• **Task prompt**: Give every line again exactly as it appears, please, but not the pictures.
==========
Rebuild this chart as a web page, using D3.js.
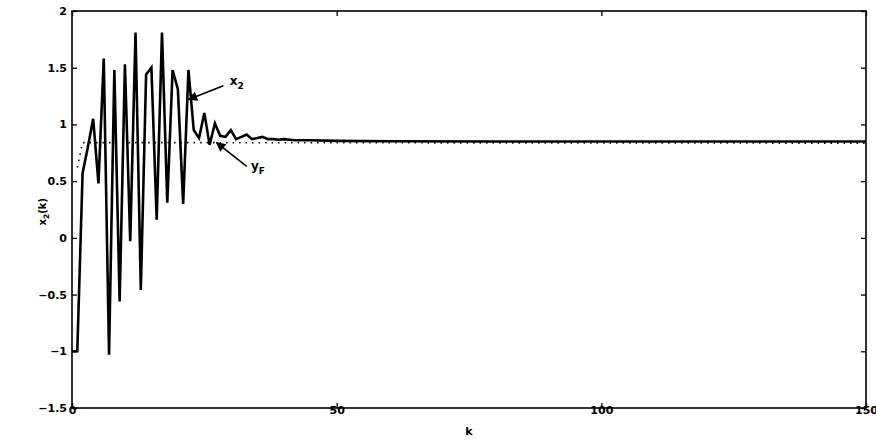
<!DOCTYPE html>
<html>
<head>
<meta charset="utf-8">
<script src="https://cdn.jsdelivr.net/npm/d3@7"></script>
<style>
  body { margin: 0; background: #fff; }
  text { font-family: "DejaVu Sans", "Liberation Sans", Arial, sans-serif; font-weight: bold; fill: #000; }
</style>
</head>
<body>
<svg id="chart" width="876" height="441"></svg>
<script>
// Sample index k and the state x2(k): transient oscillation, then settling
const kSteps = [0, 1, 2, 3, 4, 5, 6, 7, 8, 9, 10, 11, 12, 13, 14, 15, 16, 17, 18, 19,
  20, 21, 22, 23, 24, 25, 26, 27, 28, 29, 30, 31, 32, 33, 34, 35, 36, 37, 38, 39,
  40, 42, 45, 50, 60, 80, 100, 120, 150];
const x2Values = [-1.0, -1.0, 0.57, 0.80, 1.05, 0.48, 1.58, -1.03, 1.48, -0.56, 1.53, -0.03, 1.81, -0.46, 1.44, 1.50, 0.16, 1.81, 0.31, 1.48,
  1.31, 0.30, 1.48, 0.95, 0.88, 1.10, 0.82, 1.01, 0.90, 0.89, 0.95, 0.87, 0.89, 0.91, 0.87, 0.88, 0.89, 0.87, 0.87, 0.865,
  0.87, 0.86, 0.86, 0.855, 0.852, 0.85, 0.85, 0.85, 0.85];

// Filtered reference y_F
const yFSteps = [1, 2, 150];
const yFValues = [0.62, 0.84, 0.835];

// Axis ticks
const xTicks = [0, 50, 100, 150];
const yTicks = [-1.5, -1, -0.5, 0, 0.5, 1, 1.5, 2];

const svg = d3.select("#chart");
const plotL = 72, plotR = 866, plotT = 11, plotB = 408;

const x = d3.scaleLinear().domain([0, 150]).range([plotL, plotR]);
const y = d3.scaleLinear().domain([-1.5, 2]).range([plotB, plotT]);

const fmt = v => String(v).replace("-", "\u2212");
const tickFont = "'DejaVu Sans', 'Liberation Sans', Arial, sans-serif";

// Frame
svg.append("rect")
  .attr("x", plotL).attr("y", plotT)
  .attr("width", plotR - plotL).attr("height", plotB - plotT)
  .attr("fill", "none").attr("stroke", "#000").attr("stroke-width", 1.6);

// Axes with inward ticks
const axB = svg.append("g").attr("transform", `translate(0,${plotB})`)
  .call(d3.axisBottom(x).tickValues(xTicks).tickSize(-5).tickPadding(3).tickFormat(fmt));
const axT = svg.append("g").attr("transform", `translate(0,${plotT})`)
  .call(d3.axisTop(x).tickValues(xTicks).tickSize(-5).tickFormat(""));
const axL = svg.append("g").attr("transform", `translate(${plotL},0)`)
  .call(d3.axisLeft(y).tickValues(yTicks).tickSize(-5).tickPadding(5).tickFormat(fmt));
const axR = svg.append("g").attr("transform", `translate(${plotR},0)`)
  .call(d3.axisRight(y).tickValues(yTicks).tickSize(-5).tickFormat(""));

[axB, axT, axL, axR].forEach(g => {
  g.select(".domain").remove();
  g.selectAll(".tick line").attr("stroke", "#000").attr("stroke-width", 1.3);
  g.selectAll("text").attr("font-size", 11).attr("font-weight", "bold")
    .attr("font-family", tickFont).attr("fill", "#000");
});
axB.selectAll("text").attr("dy", "0.3em");

// Series
const line = d3.line().x(d => x(d[0])).y(d => y(d[1]));

svg.append("path")
  .datum(d3.zip(yFSteps, yFValues))
  .attr("d", line)
  .attr("fill", "none").attr("stroke", "#000")
  .attr("stroke-width", 1.6).attr("stroke-dasharray", "1.5,5");

svg.append("path")
  .datum(d3.zip(kSteps, x2Values))
  .attr("d", line)
  .attr("fill", "none").attr("stroke", "#000")
  .attr("stroke-width", 2.6).attr("stroke-linejoin", "miter").attr("stroke-miterlimit", 4);

// Axis titles
svg.append("text").attr("x", x(75)).attr("y", 435)
  .attr("text-anchor", "middle").attr("font-size", 11).text("k");

const yl = svg.append("text")
  .attr("transform", `translate(46,${y(0.23)}) rotate(-90)`)
  .attr("text-anchor", "middle").attr("font-size", 10);
yl.append("tspan").text("x");
yl.append("tspan").attr("font-size", 7.5).attr("dy", 3).text("2");
yl.append("tspan").attr("dy", -3).text("(k)");

// Annotations with arrows
svg.append("defs").append("marker")
  .attr("id", "head").attr("viewBox", "0 0 10 10")
  .attr("refX", 9).attr("refY", 5)
  .attr("markerWidth", 8).attr("markerHeight", 6)
  .attr("orient", "auto-start-reverse")
  .append("path").attr("d", "M0,0 L10,5 L0,10 z").attr("fill", "#000");

function note(xText, yText, xTip, yTip, x0, y0, main, sub) {
  svg.append("line")
    .attr("x1", x(x0)).attr("y1", y(y0))
    .attr("x2", x(xTip)).attr("y2", y(yTip))
    .attr("stroke", "#000").attr("stroke-width", 1.6)
    .attr("marker-end", "url(#head)");
  const t = svg.append("text").attr("x", x(xText)).attr("y", y(yText)).attr("font-size", 12);
  t.append("tspan").text(main);
  t.append("tspan").attr("font-size", 9).attr("dy", 4).text(sub);
}

note(29.8, 1.35, 22.0, 1.22, 28.6, 1.34, "x", "2");
note(33.8, 0.60, 27.3, 0.84, 33.0, 0.63, "y", "F");
</script>
</body>
</html>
==========
• **In response**:
Rebuild this chart as a web page, using D3.js.
<!DOCTYPE html>
<html>
<head>
<meta charset="utf-8">
<script src="https://cdn.jsdelivr.net/npm/d3@7"></script>
<style>
  body { margin: 0; background: #fff; }
  text { font-family: "DejaVu Sans", "Liberation Sans", Arial, sans-serif; font-weight: bold; fill: #000; }
</style>
</head>
<body>
<svg id="chart" width="876" height="441"></svg>
<script>
// Sample index k and the state x2(k): transient oscillation, then settling
const kSteps = [0, 1, 2, 3, 4, 5, 6, 7, 8, 9, 10, 11, 12, 13, 14, 15, 16, 17, 18, 19,
  20, 21, 22, 23, 24, 25, 26, 27, 28, 29, 30, 31, 32, 33, 34, 35, 36, 37, 38, 39,
  40, 42, 45, 50, 60, 80, 100, 120, 150];
const x2Values = [-1.0, -1.0, 0.57, 0.80, 1.05, 0.48, 1.58, -1.03, 1.48, -0.56, 1.53, -0.03, 1.81, -0.46, 1.44, 1.50, 0.16, 1.81, 0.31, 1.48,
  1.31, 0.30, 1.48, 0.95, 0.88, 1.10, 0.82, 1.01, 0.90, 0.89, 0.95, 0.87, 0.89, 0.91, 0.87, 0.88, 0.89, 0.87, 0.87, 0.865,
  0.87, 0.86, 0.86, 0.855, 0.852, 0.85, 0.85, 0.85, 0.85];

// Filtered reference y_F
const yFSteps = [1, 2, 150];
const yFValues = [0.62, 0.84, 0.835];

// Axis ticks
const xTicks = [0, 50, 100, 150];
const yTicks = [-1.5, -1, -0.5, 0, 0.5, 1, 1.5, 2];

const svg = d3.select("#chart");
const plotL = 72, plotR = 866, plotT = 11, plotB = 408;

const x = d3.scaleLinear().domain([0, 150]).range([plotL, plotR]);
const y = d3.scaleLinear().domain([-1.5, 2]).range([plotB, plotT]);

const fmt = v => String(v).replace("-", "\u2212");
const tickFont = "'DejaVu Sans', 'Liberation Sans', Arial, sans-serif";

// Frame
svg.append("rect")
  .attr("x", plotL).attr("y", plotT)
  .attr("width", plotR - plotL).attr("height", plotB - plotT)
  .attr("fill", "none").attr("stroke", "#000").attr("stroke-width", 1.6);

// Axes with inward ticks
const axB = svg.append("g").attr("transform", `translate(0,${plotB})`)
  .call(d3.axisBottom(x).tickValues(xTicks).tickSize(-5).tickPadding(3).tickFormat(fmt));
const axT = svg.append("g").attr("transform", `translate(0,${plotT})`)
  .call(d3.axisTop(x).tickValues(xTicks).tickSize(-5).tickFormat(""));
const axL = svg.append("g").attr("transform", `translate(${plotL},0)`)
  .call(d3.axisLeft(y).tickValues(yTicks).tickSize(-5).tickPadding(5).tickFormat(fmt));
const axR = svg.append("g").attr("transform", `translate(${plotR},0)`)
  .call(d3.axisRight(y).tickValues(yTicks).tickSize(-5).tickFormat(""));

[axB, axT, axL, axR].forEach(g => {
  g.select(".domain").remove();
  g.selectAll(".tick line").attr("stroke", "#000").attr("stroke-width", 1.3);
  g.selectAll("text").attr("font-size", 11).attr("font-weight", "bold")
    .attr("font-family", tickFont).attr("fill", "#000");
});
axB.selectAll("text").attr("dy", "0.3em");

// Series
const line = d3.line().x(d => x(d[0])).y(d => y(d[1]));

svg.append("path")
  .datum(d3.zip(yFSteps, yFValues))
  .attr("d", line)
  .attr("fill", "none").attr("stroke", "#000")
  .attr("stroke-width", 1.6).attr("stroke-dasharray", "1.5,5");

svg.append("path")
  .datum(d3.zip(kSteps, x2Values))
  .attr("d", line)
  .attr("fill", "none").attr("stroke", "#000")
  .attr("stroke-width", 2.6).attr("stroke-linejoin", "miter").attr("stroke-miterlimit", 4);

// Axis titles
svg.append("text").attr("x", x(75)).attr("y", 435)
  .attr("text-anchor", "middle").attr("font-size", 11).text("k");

const yl = svg.append("text")
  .attr("transform", `translate(46,${y(0.23)}) rotate(-90)`)
  .attr("text-anchor", "middle").attr("font-size", 10);
yl.append("tspan").text("x");
yl.append("tspan").attr("font-size", 7.5).attr("dy", 3).text("2");
yl.append("tspan").attr("dy", -3).text("(k)");

// Annotations with arrows
svg.append("defs").append("marker")
  .attr("id", "head").attr("viewBox", "0 0 10 10")
  .attr("refX", 9).attr("refY", 5)
  .attr("markerWidth", 8).attr("markerHeight", 6)
  .attr("orient", "auto-start-reverse")
  .append("path").attr("d", "M0,0 L10,5 L0,10 z").attr("fill", "#000");

function note(xText, yText, xTip, yTip, x0, y0, main, sub) {
  svg.append("line")
    .attr("x1", x(x0)).attr("y1", y(y0))
    .attr("x2", x(xTip)).attr("y2", y(yTip))
    .attr("stroke", "#000").attr("stroke-width", 1.6)
    .attr("marker-end", "url(#head)");
  const t = svg.append("text").attr("x", x(xText)).attr("y", y(yText)).attr("font-size", 12);
  t.append("tspan").text(main);
  t.append("tspan").attr("font-size", 9).attr("dy", 4).text(sub);
}

note(29.8, 1.35, 22.0, 1.22, 28.6, 1.34, "x", "2");
note(33.8, 0.60, 27.3, 0.84, 33.0, 0.63, "y", "F");
</script>
</body>
</html>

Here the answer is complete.